# Acacia rats



## giant snail (Oct 25, 2009)

hey do many people keep Acacia rats? or are they hard to come by?

thanks


----------



## Richmonds Reptiles (Mar 27, 2010)

I think new worl exotics had some:2thumb:


----------



## giant snail (Oct 25, 2009)

Richmonds Reptiles said:


> I think new worl exotics had some:2thumb:



WOW pretty expensive 40.00 each i can get 4 for that lol. managed to find somewhere getting them this week coming : victory:


----------



## BenjaminBoaz (Jan 6, 2006)

I kept and breed them for a good few years.they don't have many babies usually only 2 at a time so prices stay high. I'd love to get a group again though.


----------



## shelby (Oct 11, 2005)

i'm picking up a couple this week £50 .00 for two he has a few for sale
pm for details if interested they are in southend so depends if you don't mind traveling also they are related.


----------



## BenjaminBoaz (Jan 6, 2006)

Im too far north nr Middlesbrough - buy if anyone knows a breeder in the north east I'd be interested in knowing. Thanks.


----------



## LyddicleaveBurrow (Aug 11, 2008)

Hi,

I breed and keep these wonderful creatures. The largest litter that my gang have had is four pups, and single pups are common.
Kanzi rat had a pup on the 6th of Dec and this singleton pup is being raised brilliantly. Previously Kanzi had two pups.
Here are some pics of Kanzi and her new pup and a few of the rest of my Acacia Rat gang.
All the best with your new Acacia Rats - they are fantastic creatures - beautiful and very intelligent, and they can be as tame and interactive as fancy rats.

Heather.


----------



## shelby (Oct 11, 2005)

i'm really excited about picking mine up on sunday 
and i love the one with the white band lyddicleaveburrow.


----------



## LyddicleaveBurrow (Aug 11, 2008)

Thank you. Zulu the banded Acacia Rat boy is treasured and is very special.:flrt:

I hope that you enjoy keeping your Acacia Rats. I adore mine. They are such fantastic characters.

Heather.


----------



## oldtyme (Mar 16, 2008)

giant snail said:


> hey do many people keep Acacia rats? or are they hard to come by?
> 
> thanks



i keep n breed Acacia rats

http://www.reptileforums.co.uk/foru...ieds/615836-2-malesub-adults-acacia-rats.html


----------



## oldtyme (Mar 16, 2008)

shelby said:


> i'm picking up a couple this week £50 .00 for two he has a few for sale
> pm for details if interested they are in southend so depends if you don't mind traveling also they are related.


£50 for 2 wow that dear 

my are £10each or 2 £15 or a trio £25


----------



## BenjaminBoaz (Jan 6, 2006)

Fours the most I've had in any litter, although pair and singles are usual.babies are very small. I found they became better at being handled the older they get. Lovely mice/rats. They love climbing and exploring. Oldtyme I may be interested in a trio at some point if possible?


----------



## oldtyme (Mar 16, 2008)

animalstorey said:


> Fours the most I've had in any litter, although pair and singles are usual.babies are very small. I found they became better at being handled the older they get. Lovely mice/rats. They love climbing and exploring. Oldtyme I may be interested in a trio at some point if possible?


pm me when you ready


----------



## BenjaminBoaz (Jan 6, 2006)

Many thanks, will get Xmas out the way first. My breeding group was sold to Stapeley Water Gardens about four or five yes ago. Sadly I Ment to keep a true pair back but realised it was two females! Good to find some one only a hour or so away.


----------



## giant snail (Oct 25, 2009)

thanks guys! great pictures! thats great that they are able to be tamed are thye very nippy at all?

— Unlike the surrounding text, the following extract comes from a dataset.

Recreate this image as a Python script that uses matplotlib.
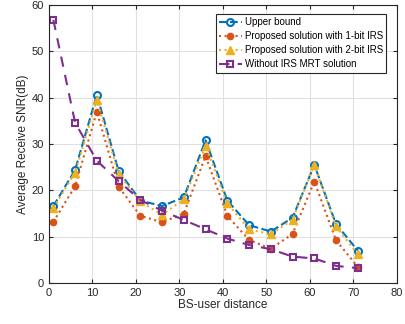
import matplotlib
matplotlib.use("Agg")
import matplotlib.pyplot as plt

plt.rcParams['font.family'] = ['Liberation Sans', 'DejaVu Sans']

distance = [1, 6, 11, 16, 21, 26, 31, 36, 41, 46, 51, 56, 61, 66, 71]
upper_bound = [16.6, 24.4, 40.6, 24.2, 17.8, 16.6, 18.5, 30.8, 17.8, 12.5, 11.1, 14.1, 25.5, 12.7, 7.0]
one_bit = [13.2, 20.9, 37.0, 20.8, 14.5, 13.1, 15.0, 27.4, 14.5, 9.3, 7.4, 10.6, 21.9, 9.2, 3.5]
two_bit = [16.2, 23.8, 39.5, 23.5, 17.6, 14.7, 18.1, 29.6, 17.2, 11.6, 10.5, 13.7, 25.5, 12.2, 6.2]
mrt = [56.8, 34.6, 26.4, 22.0, 17.9, 15.6, 13.6, 11.6, 9.6, 8.2, 7.3, 5.7, 5.3, 3.7, 3.2]

fig = plt.figure(figsize=(4.06, 3.24), dpi=100)
ax = fig.add_axes([0.1207, 0.1265, 0.857, 0.858])

ax.plot(distance, upper_bound, '--', color='#0072BD', lw=1.5, marker='o', ms=5,
        mfc='none', mew=1.5, label='Upper bound')
ax.plot(distance, one_bit, ':', color='#D95319', lw=1.5, marker='o', ms=4.5,
        mfc='#D95319', label='Proposed solution with 1-bit IRS')
ax.plot(distance, two_bit, ':', color='#EDB120', lw=1.5, marker='^', ms=5.5,
        mfc='#EDB120', label='Proposed solution with 2-bit IRS')
ax.plot(distance, mrt, '--', color='#7E2F8E', lw=1.5, marker='s', ms=4.5,
        mfc='none', mew=1.5, label='Without IRS MRT solution', dashes=(5, 4))

ax.set_xlim(0, 80)
ax.set_ylim(0, 60)
ax.set_xticks(range(0, 81, 10))
ax.set_yticks(range(0, 61, 10))
ax.grid(True, color='#e0e0e0', lw=0.8)
ax.set_axisbelow(True)
ax.tick_params(direction='in', top=True, right=True, labelsize=8, length=3,
               color='#262626', labelcolor='#262626')
for s in ax.spines.values():
    s.set_color('#262626')
    s.set_linewidth(0.8)
ax.set_xlabel('BS-user distance', fontsize=8.5, color='#262626', labelpad=1)
ax.set_ylabel('Average Receive SNR(dB)', fontsize=8.5, color='#262626', labelpad=2)

leg = ax.legend(loc='upper right', fontsize=7.0, fancybox=False, framealpha=1,
                edgecolor='#262626', handlelength=2.3, borderpad=0.35,
                labelspacing=0.4, handletextpad=0.3, bbox_to_anchor=(0.983, 0.985))
leg.get_frame().set_linewidth(0.8)

fig.savefig('out.png', dpi=100)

getting a breeding pair for 20.00 this week. cant wait :flrt:


----------



## BenjaminBoaz (Jan 6, 2006)

I found young to be quick and a little nippy. They seem to settle more as
They get older but are still quick. They are rather small -'about small rat size. Some people call them mice others rats. Pretty though. They love a large enclosure - an old wardrobe with a home made (small mesh) door/s work very well. Lots of hides and branches to play with.


----------



## giant snail (Oct 25, 2009)

ahh right cheers. i have a 3ft high 3 ft long by 2 ft aviary which i have put 4 levels in and added branches and rope for them to play and adventure around on. wil straw,hay and news paper for bedding.:lol2:


----------



## BenjaminBoaz (Jan 6, 2006)

Sounds good. If there is any mesh remember babies may be able to get through. Chinchilla cage mesh size is a little big if i remember correctly and very young can squeeze through.


----------



## shelby (Oct 11, 2005)

i no oldtyme £50 is a bit pricey but when their are no others available in your area the guy has the freedom to charge a little extra but as i no him a little maybe alble to strick a deal fingers crossed.


----------



## BenjaminBoaz (Jan 6, 2006)

I have to say I think I paid £25 each for mine originally although had discount for the trio.


----------



## giant snail (Oct 25, 2009)

the wire size is 3/4 inch gap that should be okay? as use this wire for adult mice and baby gerbils. none have escaped... well in the 2 years iv been using it :lol2:


----------



## BenjaminBoaz (Jan 6, 2006)

I'm not completely sure, one of the other should be able to tell us.


----------